The newspaper reported, ‘According to inside sources, the pandemonium was sparked after the inmates were given sour porridge for breakfast instead of bread.

‘The inmates were expecting to have bread and tea as is usually the case on Saturdays but this did not happen.

‘When the sour porridge was served, the inmates rejected it and started protesting. The situation soon resembled a strike action as the inmates started singing and toyi-toying.

‘The officers stationed there tried to calm down the irate inmates but the situation got worse. Off-duty officers were called but they also failed to restore order amongst the rioting inmates.’

The newspaper said recruits training at HMCS Training College in Matsapha were ‘hastily organised’ and armed with batons and sent to Sidwashini.

Deputy Public Relations Officer at HMCS, Mandla Sibiya denied recruits were involved. He told the newspaper, ‘Nobody was assaulted at Sidwashini facility.

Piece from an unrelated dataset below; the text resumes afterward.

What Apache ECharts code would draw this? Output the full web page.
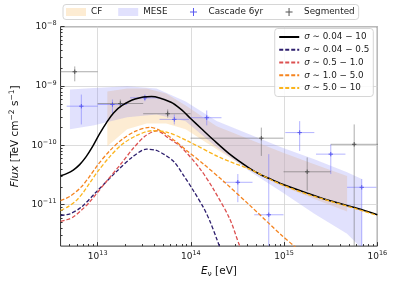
<!DOCTYPE html>
<html><head><meta charset="utf-8">
<script src="https://cdn.jsdelivr.net/npm/echarts@6/dist/echarts.min.js"></script>
<style>html,body{margin:0;padding:0;background:#fff}#c{width:397px;height:283px}</style>
</head><body><div id="c"></div>
<script>
// ---------- tick labels ----------
const xTickValues = [1e13, 1e14, 1e15, 1e16];
const yTickValues = [1e-11, 1e-10, 1e-9, 1e-8];

// ---------- model curves ----------
const totalName = 'σ ∼ 0.04 − 10';
const totalE = [4.0e12, 4.65e12, 5.47e12, 6.41e12, 7.53e12, 8.87e12, 1.04e13, 1.25e13, 1.48e13, 1.83e13, 2.52e13, 3.78e13, 6.12e13, 7.85e13, 9.93e13, 1.3e14, 1.74e14, 2.61e14, 4.23e14, 5.56e14, 7.13e14, 9.46e14, 1.8e15, 2.92e15, 6.04e15, 1.0e16];
const totalF = [3.07e-11, 3.34e-11, 3.83e-11, 4.73e-11, 6.44e-11, 9.66e-11, 1.53e-10, 2.44e-10, 3.52e-10, 4.7e-10, 6.04e-10, 6.64e-10, 5.33e-10, 4.03e-10, 2.84e-10, 1.9e-10, 1.24e-10, 7.1e-11, 4.13e-11, 3.22e-11, 2.7e-11, 2.23e-11, 1.55e-11, 1.2e-11, 8.67e-12, 6.75e-12];

const s1Name = 'σ ∼ 0.04 − 0.5';
const s1E = [4.0e12, 5.04e12, 6.68e12, 9.6e12, 1.56e13, 2.33e13, 3.35e13, 4.19e13, 5.21e13, 6.64e13, 8.45e13, 1.07e14, 1.37e14, 1.61e14, 1.89e14, 2.22e14];
const s1F = [6.56e-12, 7.01e-12, 9.08e-12, 1.62e-11, 3.5e-11, 6.25e-11, 8.61e-11, 8.28e-11, 6.97e-11, 5.21e-11, 3.03e-11, 1.7e-11, 8.83e-12, 5.15e-12, 2.67e-12, 1.34e-12];

const s2Name = 'σ ∼ 0.5 − 1.0';
const s2E = [4.0e12, 4.65e12, 5.47e12, 6.68e12, 8.17e12, 1.22e13, 1.83e13, 2.41e13, 3.21e13, 4.3e13, 5.88e13, 7.8e13, 1.26e14, 1.74e14, 2.61e14, 3.32e14, 3.96e14];
const s2F = [5.21e-12, 5.56e-12, 6.18e-12, 8.03e-12, 1.1e-11, 2.38e-11, 5.15e-11, 8.93e-11, 1.42e-10, 1.76e-10, 1.29e-10, 9.48e-11, 3.98e-11, 1.84e-11, 5.78e-12, 2.07e-12, 1.15e-12];

const s3Name = 'σ ∼ 1.0 − 5.0';
const s3E = [4.0e12, 5.04e12, 6.68e12, 8.17e12, 1.0e13, 1.35e13, 1.83e13, 2.52e13, 3.62e13, 4.73e13, 6.12e13, 9.14e13, 1.37e14, 2.22e14, 4.23e14, 9.46e14, 1.26e15, 1.73e15];
const s3F = [1.17e-11, 1.38e-11, 1.99e-11, 2.98e-11, 4.65e-11, 8.13e-11, 1.26e-10, 1.72e-10, 2.01e-10, 1.76e-10, 1.34e-10, 8.05e-11, 4.82e-11, 2.51e-11, 9.93e-12, 3.02e-12, 2.05e-12, 1.29e-12];

const s4Name = 'σ ∼ 5.0 − 10';
const s4E = [4.0e12, 4.88e12, 5.92e12, 7.02e12, 8.17e12, 1.0e13, 1.35e13, 1.83e13, 2.58e13, 3.8e13, 5.6e13, 9.14e13, 2.05e14, 4.58e14, 8.73e14, 1.8e15, 6.03e15, 1.0e16];
const s4F = [7.96e-12, 9.35e-12, 1.18e-11, 1.61e-11, 2.28e-11, 3.61e-11, 6.44e-11, 1.04e-10, 1.45e-10, 1.76e-10, 1.66e-10, 1.19e-10, 6.25e-11, 3.76e-11, 2.28e-11, 1.49e-11, 8.43e-12, 6.56e-12];

// ---------- bands ----------
const cfE  = [1.27e13, 2.07e13, 3.35e13, 5.43e13, 8.79e13, 1.89e14, 4.23e14, 9.46e14, 2.11e15, 4.74e15];
const cfHi = [8.05e-10, 9.04e-10, 9.04e-10, 7.46e-10, 4.7e-10, 2.09e-10, 1.26e-10, 7.66e-11, 4.82e-11, 3.03e-11];
const cfLo = [9.66e-11, 1.86e-10, 2.34e-10, 2.34e-10, 1.86e-10, 8.61e-11, 3.83e-11, 2.07e-11, 1.25e-11, 7.66e-12];

const meseE  = [5.04e12, 9.2e12, 2.07e13, 4.27e13, 8.79e13, 1.89e14, 4.23e14, 9.46e14, 2.11e15, 4.74e15, 6.81e15];
const meseHi = [8.71e-10, 9.29e-10, 9.89e-10, 9.04e-10, 5.48e-10, 2.56e-10, 1.53e-10, 9.18e-11, 5.85e-11, 3.5e-11, 2.7e-11];
const meseLo = [1.86e-10, 2.17e-10, 2.96e-10, 3.32e-10, 2.54e-10, 9.29e-11, 3.68e-11, 1.64e-11, 7.01e-12, 3.24e-12, 1.82e-12];

// ---------- data points ----------
const casE   = [6.68e12, 1.44e13, 3.21e13, 6.64e13, 1.48e14, 3.19e14, 6.85e14, 1.47e15, 3.17e15, 6.81e15];
const casF   = [4.57e-10, 4.88e-10, 6.32e-10, 2.74e-10, 2.92e-10, 2.38e-11, 6.75e-12, 1.64e-10, 7.1e-11, 1.96e-11];
const casElo = [4.65e12, 1.0e13, 2.23e13, 4.61e13, 9.93e13, 2.22e14, 4.78e14, 1.03e15, 2.2e15, 4.74e15];
const casEhi = [1.0e13, 2.07e13, 4.61e13, 9.53e13, 2.13e14, 4.58e14, 9.86e14, 2.11e15, 4.55e15, 9.79e15];
const casFlo = [2.25e-10, 3.32e-10, 5.55e-10, 2.25e-10, 2.17e-10, 1.1e-11, 1e-13, 8.05e-11, 3.28e-11, 1e-13];
const casFhi = [7.18e-10, 5.92e-10, 7.18e-10, 3.32e-10, 3.87e-10, 3.28e-11, 7.1e-11, 2.56e-10, 1.04e-10, 2.7e-11];

const segE   = [5.68e12, 1.75e13, 5.64e13, 5.7e14, 1.77e15, 5.65e15];
const segF   = [1.74e-9, 5.07e-10, 3.41e-10, 1.32e-10, 3.58e-11, 1.04e-10];
const segElo = [3.2e12, 1.0e13, 3.08e13, 9.93e13, 9.86e14, 3.17e15];
const segEhi = [1.0e13, 3.08e13, 9.93e13, 9.86e14, 3.17e15, 1.04e16];
const segFlo = [1.2e-9, 4.3e-10, 2.92e-10, 6.64e-11, 1.72e-11, 1e-13];
const segFhi = [2.14e-9, 5.92e-10, 4.03e-10, 1.99e-10, 6.25e-11, 2.25e-10];

// ---------- styling ----------
const FONT = 'DejaVu Sans';
const CF_COLOR = 'rgba(250,210,150,0.42)';
const MESE_COLOR = 'rgba(120,120,245,0.22)';
const CAS_BAR = 'rgba(105,105,255,0.5)';
const CAS_MARK = '#5a5af0';
const SEG_BAR = 'rgba(90,90,90,0.5)';
const SEG_MARK = '#555555';

const zip = (a, b) => a.map((v, i) => [v, b[i]]);

function bandRender(E, lo, hi, color) {
  return function (params, api) {
    if (params.dataIndex !== 0) return null;
    const pts = [];
    for (let i = 0; i < E.length; i++) pts.push(api.coord([E[i], hi[i]]));
    for (let i = E.length - 1; i >= 0; i--) pts.push(api.coord([E[i], lo[i]]));
    return { type: 'polygon', shape: { points: pts }, style: { fill: color } };
  };
}
function errRender(barColor, markColor) {
  return function (params, api) {
    const x = api.value(0), y = api.value(1);
    const c = api.coord([x, y]);
    const l = api.coord([api.value(2), y]), r = api.coord([api.value(3), y]);
    const b = api.coord([x, api.value(4)]), t = api.coord([x, api.value(5)]);
    const s = 2.2;
    return { type: 'group', children: [
      { type: 'line', shape: { x1: l[0], y1: l[1], x2: r[0], y2: r[1] }, style: { stroke: barColor, lineWidth: 1 } },
      { type: 'line', shape: { x1: b[0], y1: b[1], x2: t[0], y2: t[1] }, style: { stroke: barColor, lineWidth: 1 } },
      { type: 'line', shape: { x1: c[0] - s, y1: c[1], x2: c[0] + s, y2: c[1] }, style: { stroke: markColor, lineWidth: 1 } },
      { type: 'line', shape: { x1: c[0], y1: c[1] - s, x2: c[0], y2: c[1] + s }, style: { stroke: markColor, lineWidth: 1 } }
    ] };
  };
}

const minorX = [], minorY = [];
for (let e = 12; e <= 15; e++) for (let k = 2; k <= 9; k++) { const v = k * Math.pow(10, e); if (v > 4e12 && v < 1e16) minorX.push(v); }
for (let e = -12; e <= -9; e++) for (let k = 2; k <= 9; k++) { const v = k * Math.pow(10, e); if (v > 2e-12 && v < 1e-8) minorY.push(v); }

function expLabel(v) {
  const e = Math.round(Math.log10(v));
  return '{b|10}{s|' + (e < 0 ? '\u2212' + (-e) : e) + '}';
}
const tickRich = { b: { fontSize: 9, fontFamily: FONT, color: '#222' }, s: { fontSize: 6.5, fontFamily: FONT, color: '#222', padding: [0, 0, 6, 0] } };

const XMIN = 4e12, XMAX = 1e16, YMIN = 2e-12, YMAX = 1e-8;
const crossIcon = 'path://M0,0M20,8M9.5,0H10.5V8H9.5ZM6.5,3.5H13.5V4.5H6.5Z';

function lineSeries(name, E, F, color, dashed, width) {
  return { type: 'line', name, data: zip(E, F), smooth: 0.3, symbol: 'none', z: 5,
    lineStyle: { color, width, type: dashed ? [4, 2] : 'solid' }, itemStyle: { color } };
}

const option = {
  animation: false,
  grid: { left: 53.3, right: 19.7, top: 26.7, bottom: 36.3, show: true, borderColor: '#333', borderWidth: 1, backgroundColor: 'transparent' },
  xAxis: [
    { type: 'log', logBase: 10, min: XMIN, max: XMAX, position: 'bottom',
      name: '{i|E}{sub|ν} [eV]', nameLocation: 'middle', nameGap: 14,
      nameTextStyle: { fontSize: 10.5, fontFamily: FONT, color: '#111',
        rich: { i: { fontStyle: 'italic', fontSize: 10.5, fontFamily: FONT }, sub: { fontSize: 7.5, fontFamily: FONT, padding: [5, 0, 0, 0] } } },
      axisLine: { show: false },
      axisTick: { inside: true, length: 4, customValues: xTickValues, lineStyle: { color: '#333' } },
      axisLabel: { customValues: xTickValues, formatter: expLabel, rich: tickRich, margin: 4 },
      splitLine: { show: true, lineStyle: { color: '#d3d3d3', width: 0.8 } } },
    { type: 'log', logBase: 10, min: XMIN, max: XMAX, position: 'bottom',
      axisLine: { show: false }, axisLabel: { show: false }, splitLine: { show: false },
      axisTick: { inside: true, length: 2, customValues: minorX, lineStyle: { color: '#333' } } }
  ],
  yAxis: [
    { type: 'log', logBase: 10, min: YMIN, max: YMAX, position: 'left',
      name: '{i|Flux} [TeV cm{s|\u22122} s{s|\u22121}]', nameLocation: 'middle', nameGap: 33, nameRotate: 90,
      nameTextStyle: { fontSize: 10.5, fontFamily: FONT, color: '#111',
        rich: { i: { fontStyle: 'italic', fontSize: 10.5, fontFamily: FONT }, s: { fontSize: 7.5, fontFamily: FONT, padding: [0, 0, 6, 0] } } },
      axisLine: { show: false },
      axisTick: { inside: true, length: 4, customValues: yTickValues, lineStyle: { color: '#333' } },
      axisLabel: { customValues: yTickValues, formatter: expLabel, rich: tickRich, margin: 4 },
      splitLine: { show: true, lineStyle: { color: '#d3d3d3', width: 0.8 } } },
    { type: 'log', logBase: 10, min: YMIN, max: YMAX, position: 'left',
      axisLine: { show: false }, axisLabel: { show: false }, splitLine: { show: false },
      axisTick: { inside: true, length: 2, customValues: minorY, lineStyle: { color: '#333' } } }
  ],
  legend: [
    { data: [
        { name: 'CF', icon: 'rect', itemStyle: { color: CF_COLOR } },
        { name: 'MESE', icon: 'rect', itemStyle: { color: MESE_COLOR } },
        { name: 'Cascade 6yr', icon: crossIcon, itemStyle: { color: CAS_MARK } },
        { name: 'Segmented', icon: crossIcon, itemStyle: { color: SEG_MARK } } ],
      left: 63, top: 4.5, orient: 'horizontal', itemWidth: 20, itemHeight: 8, itemGap: 16,
      padding: [3, 4, 3, 3], borderColor: '#cccccc', borderWidth: 0.8, borderRadius: 3,
      backgroundColor: '#fff', selectedMode: false,
      textStyle: { fontSize: 8.8, fontFamily: FONT, color: '#222' } },
    { data: [totalName, s1Name, s2Name, s3Name, s4Name],
      right: 23.7, top: 28.5, orient: 'vertical', itemWidth: 20, itemHeight: 8, itemGap: 1.75,
      padding: [3, 4, 3, 3.5], borderColor: '#cccccc', borderWidth: 0.8, borderRadius: 3,
      backgroundColor: 'rgba(255,255,255,0.85)', selectedMode: false,
      itemStyle: { opacity: 0 },
      formatter: n => n.replace('σ', '{i|σ}'),
      textStyle: { fontSize: 8.8, fontFamily: FONT, color: '#222', lineHeight: 11,
        rich: { i: { fontStyle: 'italic', fontSize: 8.8, fontFamily: FONT, lineHeight: 11 } } } }
  ],
  series: [
    { type: 'custom', name: 'CF', data: cfE.map((e, i) => [e, cfLo[i], cfHi[i]]), encode: { x: 0, y: [1, 2] },
      renderItem: bandRender(cfE, cfLo, cfHi, CF_COLOR), itemStyle: { color: CF_COLOR }, clip: true, z: 1 },
    { type: 'custom', name: 'MESE', data: meseE.map((e, i) => [e, meseLo[i], meseHi[i]]), encode: { x: 0, y: [1, 2] },
      renderItem: bandRender(meseE, meseLo, meseHi, MESE_COLOR), itemStyle: { color: MESE_COLOR }, clip: true, z: 1 },
    { type: 'custom', name: 'Cascade 6yr', data: casE.map((e, i) => [e, casF[i], casElo[i], casEhi[i], casFlo[i], casFhi[i]]),
      encode: { x: 0, y: 1 }, renderItem: errRender(CAS_BAR, CAS_MARK), itemStyle: { color: CAS_MARK }, clip: true, z: 3 },
    { type: 'custom', name: 'Segmented', data: segE.map((e, i) => [e, segF[i], segElo[i], segEhi[i], segFlo[i], segFhi[i]]),
      encode: { x: 0, y: 1 }, renderItem: errRender(SEG_BAR, SEG_MARK), itemStyle: { color: SEG_MARK }, clip: true, z: 3 },
    lineSeries(totalName, totalE, totalF, '#000000', false, 1.5),
    lineSeries(s1Name, s1E, s1F, '#2e1f6e', true, 1.3),
    lineSeries(s2Name, s2E, s2F, '#dc5050', true, 1.3),
    lineSeries(s3Name, s3E, s3F, '#f5841f', true, 1.3),
    lineSeries(s4Name, s4E, s4F, '#fbb41c', true, 1.3)
  ]
};
const chart = echarts.init(document.getElementById('c'), null, { renderer: 'canvas' });
chart.setOption(option);
</script></body></html>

If any inmate was assaulted, I would advise them to report to the human rights officers stationed there who will in turn take appropriate action.’

He said the bread shortage occurred because a bakery truck broke down.

Sidwashini was at the centre of controversy during 2017 after allegations surfaced that prison officers were supplying inmates with alcohol.
In February 2017, the Times Sunday newspaper in Swaziland reported shortages of food and toilet paper in jails throughout the kingdom. This was due to the government’s financial crisis, it said.

In May 2017, the United Nations Human Rights Committee (HRC) questioned the Swazi Government about prison conditions focusing on, ‘reports of inhumane prison conditions, including in terms of food shortages and inadequate sanitary conditions and medical care.’

In 2014 it was reported that more than 1,000 people were in jail in Swaziland because they were too poor to pay fines for offences such as traffic violations, theft by false pretences, malicious injury to property and fraud. 

The figures revealed that in Swaziland, where seven in ten people live in abject poverty with incomes less than US$2 per day, 1,053 of 3,615 inmates in Swazi jails were there because they did not have the money to pay a fine option. This was 29.1 percent of the entire prison population.